Boston became a floating city reflected in the glassy surface of the Charles River. By December the river should have been sealed over in at least a thin coating of ice. Instead, the water was still, the air a little damp. The Cherry trees growing closest to the banks coyly sported pink blossoms that looked as fragile as tissue paper. Just inside the banks of the Esplanade, cut through the bike and walking paths are a chain of canals. Short, stone bridges and concrete walkways arc over the short stretches of water. During the more temperate months, a company runs scenic gondola rides through this part of Boston’s waterway, a piece of Venice pressed in the city’s scrapbook. The water in these areas was just as still, catching the image of the sky and trees in the pools. A snapshot of nature, the metropolis presented back to itself.
Image by S. Moeschen
This is the time of year when reflection is in high demand. It’s time to haul out the books and pour over the columns trafficked with checks and minuses of all the things done and undone, all the ways you lived up to the promise of another 365 and the ways you failed or fell short. It’s taking a look in the rear view even as we’re lifting our eyes to the road ahead. It’s a pause in the calendar when we give ourselves permission to shine a light around corners and poke around at the clutter stacked high and deep in the back of the room.
Reflections are blissfully, blessedly imperfect. As I stared at the water and the buildings dripping into the river, the metallic sheen of windows and metals mixing with the water as if Bob Ross had taken his palette knife and pulled the paint down the canvas, I couldn’t decide which images I preferred: the “real” skyline, the “true” trees and walkways or the distorted pictures wavering on the water’s surface. Both contain their own truth, their own beauty, but we rarely recognize it in those terms. We usually see true and false, real and not real, perfect and imperfect.
And so it is with the pledges we make as one year kisses the next—the ones we make in the hopes they will transform us into some ideal version of ourselves. We straddle the cracks in the sidewalk between less and more—less procrastination, more money, less carbs, more courage—based on an image of ourselves that needs constant tending and tune-ups, more tweaks, more upgrades.
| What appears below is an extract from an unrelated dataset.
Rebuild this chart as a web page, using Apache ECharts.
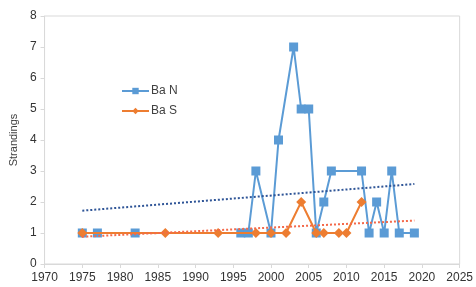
<!DOCTYPE html>
<html>
<head>
    <meta charset="utf-8">
    <title>Strandings</title>
    <script src="https://cdn.jsdelivr.net/npm/echarts@6/dist/echarts.min.js"></script>
    <style>
        html, body { margin: 0; padding: 0; background: #fff; }
    </style>
</head>
<body>
    <div id="main" style="width: 476px;height:287px;"></div>

    <script type="text/javascript">
        // Ba N (blue squares)
        var yearsN = [1975, 1977, 1982, 1996, 1997, 1998, 2000, 2001, 2003, 2004, 2005, 2006, 2007, 2008, 2012, 2013, 2014, 2015, 2016, 2017, 2019];
        var valuesN = [1, 1, 1, 1, 1, 3, 1, 4, 7, 5, 5, 1, 2, 3, 3, 1, 2, 1, 3, 1, 1];

        // Ba S (orange diamonds)
        var yearsS = [1975, 1986, 1993, 1998, 2000, 2002, 2004, 2006, 2007, 2009, 2010, 2012];
        var valuesS = [1, 1, 1, 1, 1, 1, 2, 1, 1, 1, 1, 2];

        // linear trend lines, end points
        var trendYears = [1975, 2019];
        var trendN = [1.72, 2.58];
        var trendS = [0.88, 1.40];

        function pairs(xs, ys) {
            var out = [];
            for (var i = 0; i < xs.length; i++) {
                out.push([xs[i], ys[i]]);
            }
            return out;
        }

        var myChart = echarts.init(document.getElementById('main'));

        var option = {
            animation: false,
            textStyle: { fontFamily: 'Liberation Sans' },
            grid: {
                left: 43,
                right: 14,
                top: 16,
                bottom: 23,
                show: true,
                borderColor: '#d9d9d9',
                borderWidth: 1
            },
            legend: {
                orient: 'vertical',
                left: 116,
                top: 80,
                itemGap: 8,
                itemWidth: 27,
                itemHeight: 8,
                textStyle: { color: '#404040', fontSize: 12, padding: [0, 0, 0, -3] },
                data: ['Ba N', 'Ba S']
            },
            xAxis: {
                type: 'value',
                min: 1970,
                max: 2025,
                interval: 5,
                axisLine: { show: true, lineStyle: { color: '#d9d9d9' } },
                axisTick: { show: true, length: 4, lineStyle: { color: '#d9d9d9' } },
                axisLabel: {
                    color: '#333333',
                    fontSize: 12,
                    formatter: function(v) { return String(v); }
                },
                splitLine: { show: false }
            },
            yAxis: {
                type: 'value',
                min: 0,
                max: 8,
                interval: 1,
                name: 'Strandings',
                nameLocation: 'middle',
                nameGap: 25,
                nameTextStyle: { color: '#404040', fontSize: 11 },
                axisLine: { show: true, lineStyle: { color: '#d9d9d9' } },
                axisTick: { show: true, length: 4, lineStyle: { color: '#d9d9d9' } },
                axisLabel: { color: '#333333', fontSize: 12 },
                splitLine: { show: false }
            },
            series: [{
                name: 'Ba N',
                type: 'line',
                data: pairs(yearsN, valuesN),
                symbol: 'rect',
                symbolSize: 9,
                itemStyle: { color: '#5b9bd5' },
                lineStyle: { color: '#5b9bd5', width: 2 },
                z: 2
            }, {
                name: 'Ba S',
                type: 'line',
                data: pairs(yearsS, valuesS),
                symbol: 'diamond',
                symbolSize: 10,
                itemStyle: { color: '#ed7d31' },
                lineStyle: { color: '#ed7d31', width: 2 },
                z: 3
            }, {
                name: 'trend N',
                type: 'line',
                data: pairs(trendYears, trendN),
                symbol: 'none',
                lineStyle: { color: '#2f5597', width: 2, type: [2, 2] },
                z: 4
            }, {
                name: 'trend S',
                type: 'line',
                data: pairs(trendYears, trendS),
                symbol: 'none',
                lineStyle: { color: '#f4694a', width: 2, type: [2, 2] },
                z: 4
            }]
        };

        myChart.setOption(option);
    </script>
</body>
</html>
I have journals and journals full of lists, declarations, inky-pinky swears, some accompanied by very specific, grown-up sounding “action items” and “next steps” designed to launch a super-sonic self.
Nope. Not a thing. Denied.
Looking into the pools of Boston’s famed dirty water with the alternate city and park captured in their depths, I suddenly realized that I don’t have to choose which representation to love. I can appreciate both.
What if we looked at our reflections and saw our wobbly lines, our shiny bits, our shadows, our colors washed out here, richer and deeper there as the whole, complete package instead of a flawed interpretation? What if we looked back over a year and didn’t see wins and losses, but rather a tidy revolution where all the parts mattered, all contained their own sweetness and bruises because those things are what make us human, are what outfit us to wade deeper into the practices of love and connection and understanding? What if we chucked the lists and how-to books and fell deeply in love with our weird, unique wholeness and we used the next year to nurture that?
We might find ourselves happier, more present. We might be more willing to lower the drawbridge and accept or at least let a few more irritations slide by.
We might finally stop looking and be able to see.